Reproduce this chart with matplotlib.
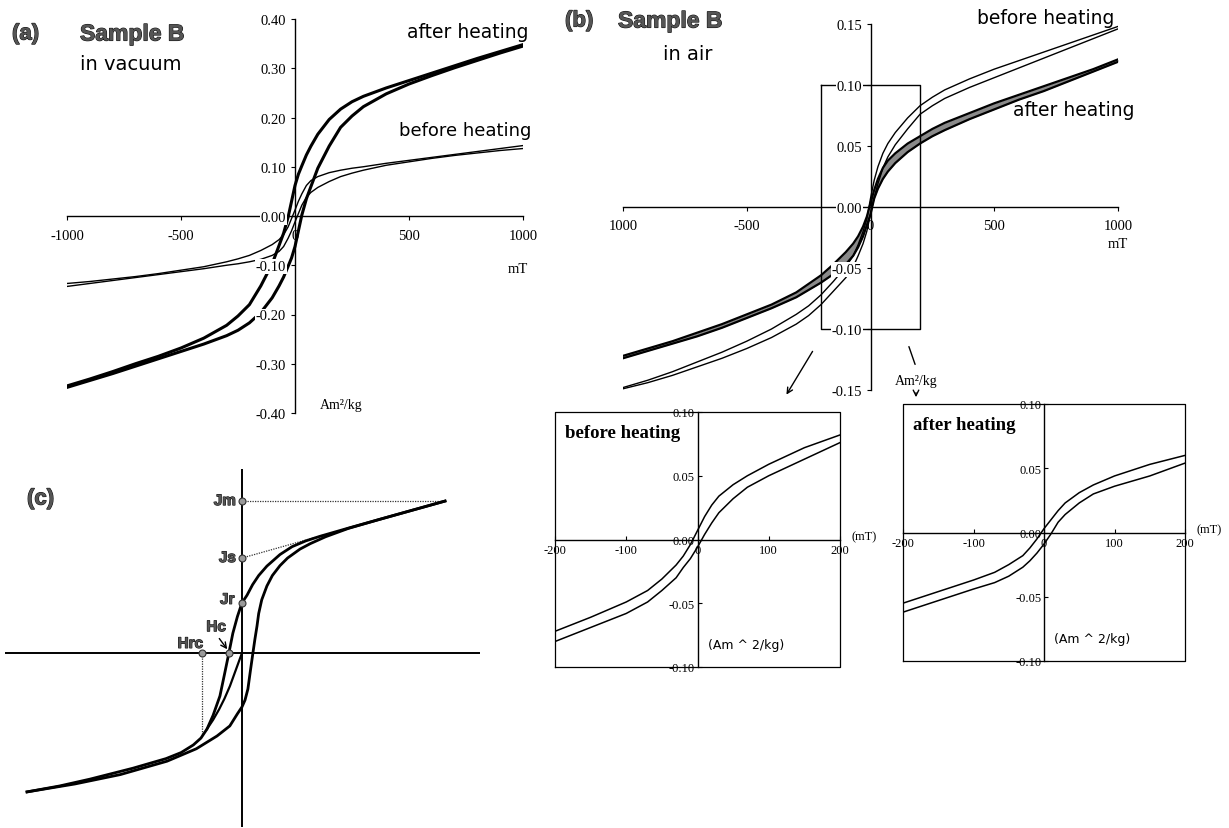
++++++
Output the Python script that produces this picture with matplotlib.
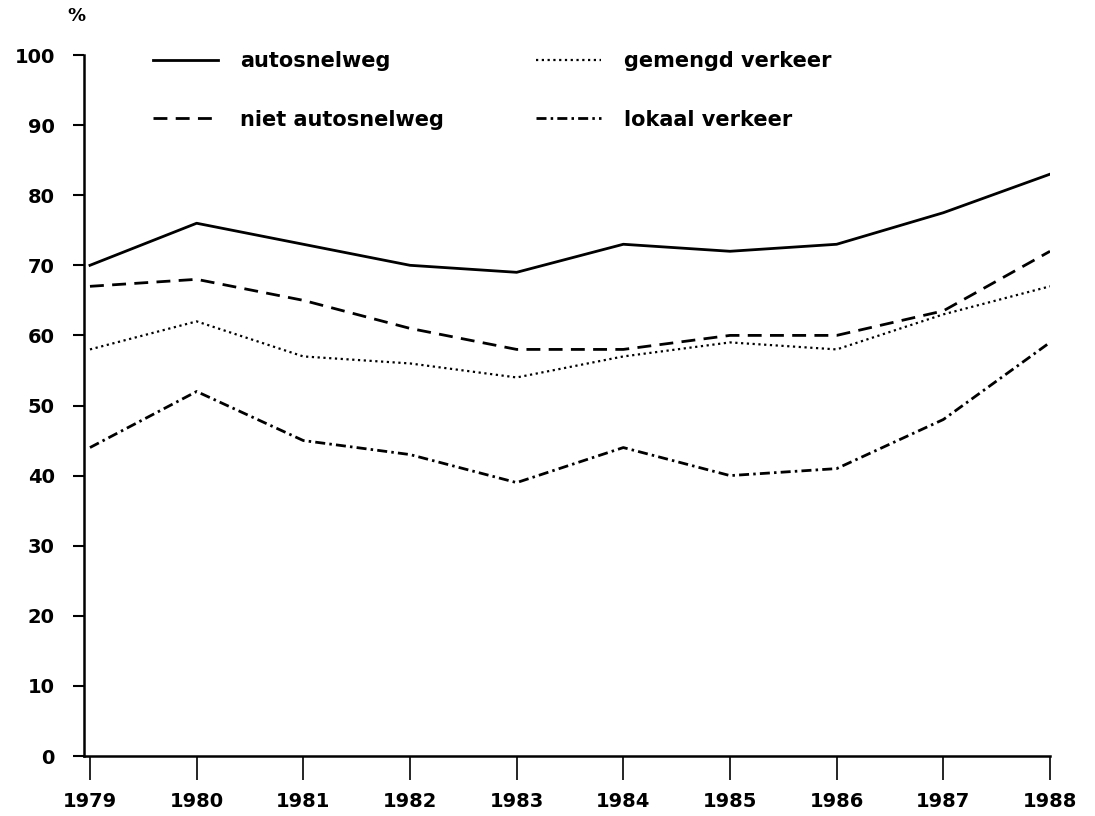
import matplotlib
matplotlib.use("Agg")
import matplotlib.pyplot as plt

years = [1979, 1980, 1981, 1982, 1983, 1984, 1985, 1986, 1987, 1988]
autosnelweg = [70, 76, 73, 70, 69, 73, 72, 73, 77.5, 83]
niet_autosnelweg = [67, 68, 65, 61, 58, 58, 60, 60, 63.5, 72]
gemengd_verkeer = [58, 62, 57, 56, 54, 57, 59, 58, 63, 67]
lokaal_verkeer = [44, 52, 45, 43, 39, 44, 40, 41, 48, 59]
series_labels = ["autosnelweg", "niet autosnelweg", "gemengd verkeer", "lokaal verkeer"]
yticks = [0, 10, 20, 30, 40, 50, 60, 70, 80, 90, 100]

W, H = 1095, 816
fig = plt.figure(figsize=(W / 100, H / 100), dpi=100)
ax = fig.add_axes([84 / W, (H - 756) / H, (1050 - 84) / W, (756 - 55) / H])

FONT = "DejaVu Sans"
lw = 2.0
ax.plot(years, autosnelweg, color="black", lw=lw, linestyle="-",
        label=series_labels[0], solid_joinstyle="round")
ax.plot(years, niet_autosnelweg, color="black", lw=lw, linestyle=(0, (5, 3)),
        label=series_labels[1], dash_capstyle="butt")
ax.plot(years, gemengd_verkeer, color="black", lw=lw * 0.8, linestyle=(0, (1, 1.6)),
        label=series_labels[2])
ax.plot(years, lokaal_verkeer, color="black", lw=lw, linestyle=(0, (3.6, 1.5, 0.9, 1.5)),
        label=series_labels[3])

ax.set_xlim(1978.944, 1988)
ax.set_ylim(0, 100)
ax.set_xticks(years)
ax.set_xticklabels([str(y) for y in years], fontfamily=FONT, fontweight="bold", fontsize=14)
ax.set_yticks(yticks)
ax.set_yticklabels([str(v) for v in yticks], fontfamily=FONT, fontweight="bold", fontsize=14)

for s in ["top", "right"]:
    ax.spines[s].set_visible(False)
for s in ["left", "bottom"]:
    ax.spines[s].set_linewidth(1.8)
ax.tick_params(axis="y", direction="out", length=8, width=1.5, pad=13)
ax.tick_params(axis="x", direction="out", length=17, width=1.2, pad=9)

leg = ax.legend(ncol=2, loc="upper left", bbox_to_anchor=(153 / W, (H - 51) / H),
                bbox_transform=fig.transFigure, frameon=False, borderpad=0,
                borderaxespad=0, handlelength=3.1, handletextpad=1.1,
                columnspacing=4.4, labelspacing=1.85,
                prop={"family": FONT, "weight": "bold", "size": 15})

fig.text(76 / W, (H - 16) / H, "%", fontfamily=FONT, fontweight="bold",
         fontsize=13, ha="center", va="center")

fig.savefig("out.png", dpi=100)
++++++
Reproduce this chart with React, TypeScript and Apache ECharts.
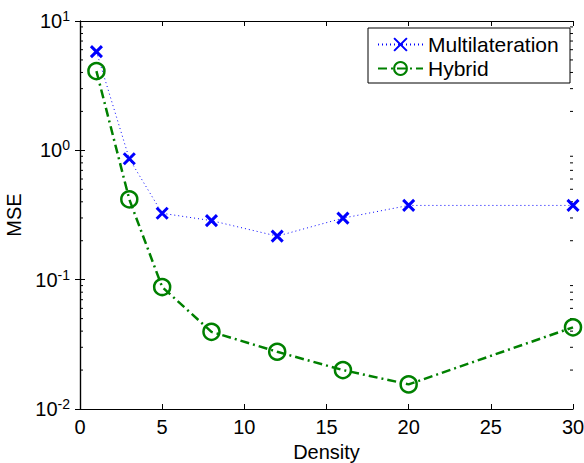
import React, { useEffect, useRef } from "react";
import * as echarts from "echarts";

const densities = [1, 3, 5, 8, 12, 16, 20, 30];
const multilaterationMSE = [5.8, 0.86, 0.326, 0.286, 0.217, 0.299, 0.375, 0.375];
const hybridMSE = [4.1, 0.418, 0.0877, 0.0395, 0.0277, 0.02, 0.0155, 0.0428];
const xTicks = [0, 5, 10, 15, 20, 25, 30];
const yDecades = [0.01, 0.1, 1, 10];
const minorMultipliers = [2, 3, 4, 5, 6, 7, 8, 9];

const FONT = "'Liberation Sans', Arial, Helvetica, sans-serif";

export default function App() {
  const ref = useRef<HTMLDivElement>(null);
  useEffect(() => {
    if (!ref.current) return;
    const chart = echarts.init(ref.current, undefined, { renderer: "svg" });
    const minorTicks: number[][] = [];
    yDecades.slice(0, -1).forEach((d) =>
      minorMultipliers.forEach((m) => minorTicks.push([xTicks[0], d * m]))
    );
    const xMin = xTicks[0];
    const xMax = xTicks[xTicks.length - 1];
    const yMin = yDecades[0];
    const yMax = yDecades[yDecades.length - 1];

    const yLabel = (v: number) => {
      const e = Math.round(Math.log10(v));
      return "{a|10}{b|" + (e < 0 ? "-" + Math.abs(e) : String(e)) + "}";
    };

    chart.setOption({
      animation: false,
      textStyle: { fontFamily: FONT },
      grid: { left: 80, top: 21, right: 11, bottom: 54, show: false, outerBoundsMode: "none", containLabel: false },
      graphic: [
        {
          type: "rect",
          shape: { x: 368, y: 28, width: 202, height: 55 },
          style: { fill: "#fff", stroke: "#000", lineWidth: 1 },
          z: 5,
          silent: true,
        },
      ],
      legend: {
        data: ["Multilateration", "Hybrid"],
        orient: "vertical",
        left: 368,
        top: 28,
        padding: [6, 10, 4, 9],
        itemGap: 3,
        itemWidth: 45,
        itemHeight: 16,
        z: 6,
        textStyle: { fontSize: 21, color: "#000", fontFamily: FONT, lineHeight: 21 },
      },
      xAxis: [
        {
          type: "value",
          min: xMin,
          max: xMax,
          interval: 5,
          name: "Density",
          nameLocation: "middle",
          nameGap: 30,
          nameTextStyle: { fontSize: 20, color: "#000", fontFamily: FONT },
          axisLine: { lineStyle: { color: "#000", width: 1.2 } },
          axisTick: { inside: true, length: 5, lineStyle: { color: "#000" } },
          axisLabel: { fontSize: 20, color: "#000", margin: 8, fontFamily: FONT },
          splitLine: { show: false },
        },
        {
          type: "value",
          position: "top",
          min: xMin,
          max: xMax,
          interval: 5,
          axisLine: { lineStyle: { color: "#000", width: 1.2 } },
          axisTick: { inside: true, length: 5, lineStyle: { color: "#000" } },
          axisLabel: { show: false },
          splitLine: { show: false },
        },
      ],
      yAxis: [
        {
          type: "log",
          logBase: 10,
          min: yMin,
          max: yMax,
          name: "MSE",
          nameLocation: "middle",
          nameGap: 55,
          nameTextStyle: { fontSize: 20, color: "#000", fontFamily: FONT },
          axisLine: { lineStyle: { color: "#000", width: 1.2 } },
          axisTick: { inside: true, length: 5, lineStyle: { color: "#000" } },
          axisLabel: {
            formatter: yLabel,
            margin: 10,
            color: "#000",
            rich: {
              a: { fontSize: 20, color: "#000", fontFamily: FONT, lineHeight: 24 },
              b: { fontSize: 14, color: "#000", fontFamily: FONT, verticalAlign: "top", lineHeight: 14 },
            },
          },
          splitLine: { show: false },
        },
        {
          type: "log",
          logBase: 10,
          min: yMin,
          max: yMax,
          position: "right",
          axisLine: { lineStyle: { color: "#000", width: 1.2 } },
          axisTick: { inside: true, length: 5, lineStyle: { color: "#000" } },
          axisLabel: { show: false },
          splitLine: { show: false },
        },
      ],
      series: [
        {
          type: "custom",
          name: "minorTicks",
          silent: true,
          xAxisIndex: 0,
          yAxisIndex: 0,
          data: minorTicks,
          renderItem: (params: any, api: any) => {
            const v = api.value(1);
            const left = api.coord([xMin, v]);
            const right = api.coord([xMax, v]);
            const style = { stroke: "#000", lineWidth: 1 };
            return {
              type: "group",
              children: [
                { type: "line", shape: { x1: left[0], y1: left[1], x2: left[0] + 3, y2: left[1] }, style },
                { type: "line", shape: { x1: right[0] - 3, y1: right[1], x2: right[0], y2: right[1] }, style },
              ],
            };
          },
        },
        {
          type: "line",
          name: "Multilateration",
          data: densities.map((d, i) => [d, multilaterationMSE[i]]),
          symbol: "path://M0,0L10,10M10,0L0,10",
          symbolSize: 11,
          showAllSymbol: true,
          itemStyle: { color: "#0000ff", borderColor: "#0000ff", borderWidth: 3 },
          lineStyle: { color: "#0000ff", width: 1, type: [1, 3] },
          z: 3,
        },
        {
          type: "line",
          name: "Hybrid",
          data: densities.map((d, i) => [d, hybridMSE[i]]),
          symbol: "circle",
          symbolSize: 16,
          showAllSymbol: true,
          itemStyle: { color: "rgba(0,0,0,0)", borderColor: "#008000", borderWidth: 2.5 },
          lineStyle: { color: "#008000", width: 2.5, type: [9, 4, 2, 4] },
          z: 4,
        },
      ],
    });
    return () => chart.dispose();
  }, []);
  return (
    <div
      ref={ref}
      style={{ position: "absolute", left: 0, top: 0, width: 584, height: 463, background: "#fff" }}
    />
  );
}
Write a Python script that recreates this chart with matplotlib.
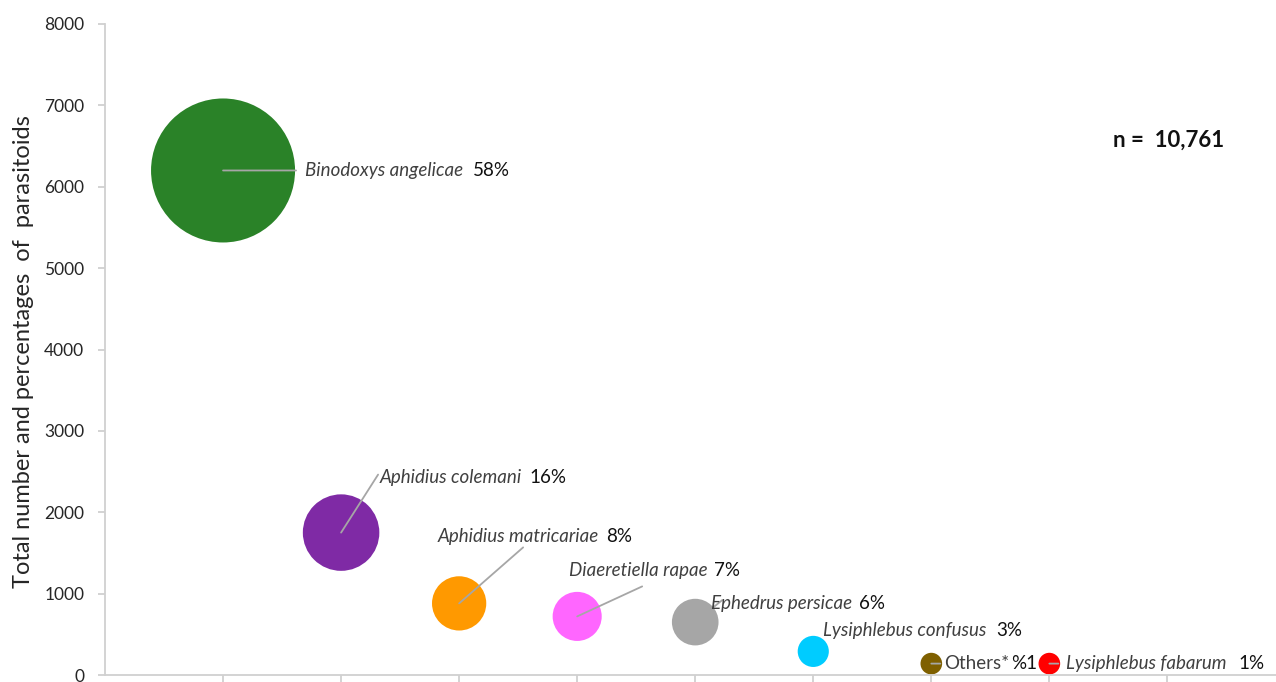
++++++
> [Problem to work on]
Look above for the line with "Output the Python"; quote it and every line after it, stopping after the line with "label=series_labels[3])", exactly, with nothing added and without pictures.

> [Exercise output]
Output the Python script that produces this picture with matplotlib.
import matplotlib
matplotlib.use("Agg")
import matplotlib.pyplot as plt

years = [1979, 1980, 1981, 1982, 1983, 1984, 1985, 1986, 1987, 1988]
autosnelweg = [70, 76, 73, 70, 69, 73, 72, 73, 77.5, 83]
niet_autosnelweg = [67, 68, 65, 61, 58, 58, 60, 60, 63.5, 72]
gemengd_verkeer = [58, 62, 57, 56, 54, 57, 59, 58, 63, 67]
lokaal_verkeer = [44, 52, 45, 43, 39, 44, 40, 41, 48, 59]
series_labels = ["autosnelweg", "niet autosnelweg", "gemengd verkeer", "lokaal verkeer"]
yticks = [0, 10, 20, 30, 40, 50, 60, 70, 80, 90, 100]

W, H = 1095, 816
fig = plt.figure(figsize=(W / 100, H / 100), dpi=100)
ax = fig.add_axes([84 / W, (H - 756) / H, (1050 - 84) / W, (756 - 55) / H])

FONT = "DejaVu Sans"
lw = 2.0
ax.plot(years, autosnelweg, color="black", lw=lw, linestyle="-",
        label=series_labels[0], solid_joinstyle="round")
ax.plot(years, niet_autosnelweg, color="black", lw=lw, linestyle=(0, (5, 3)),
        label=series_labels[1], dash_capstyle="butt")
ax.plot(years, gemengd_verkeer, color="black", lw=lw * 0.8, linestyle=(0, (1, 1.6)),
        label=series_labels[2])
ax.plot(years, lokaal_verkeer, color="black", lw=lw, linestyle=(0, (3.6, 1.5, 0.9, 1.5)),
        label=series_labels[3])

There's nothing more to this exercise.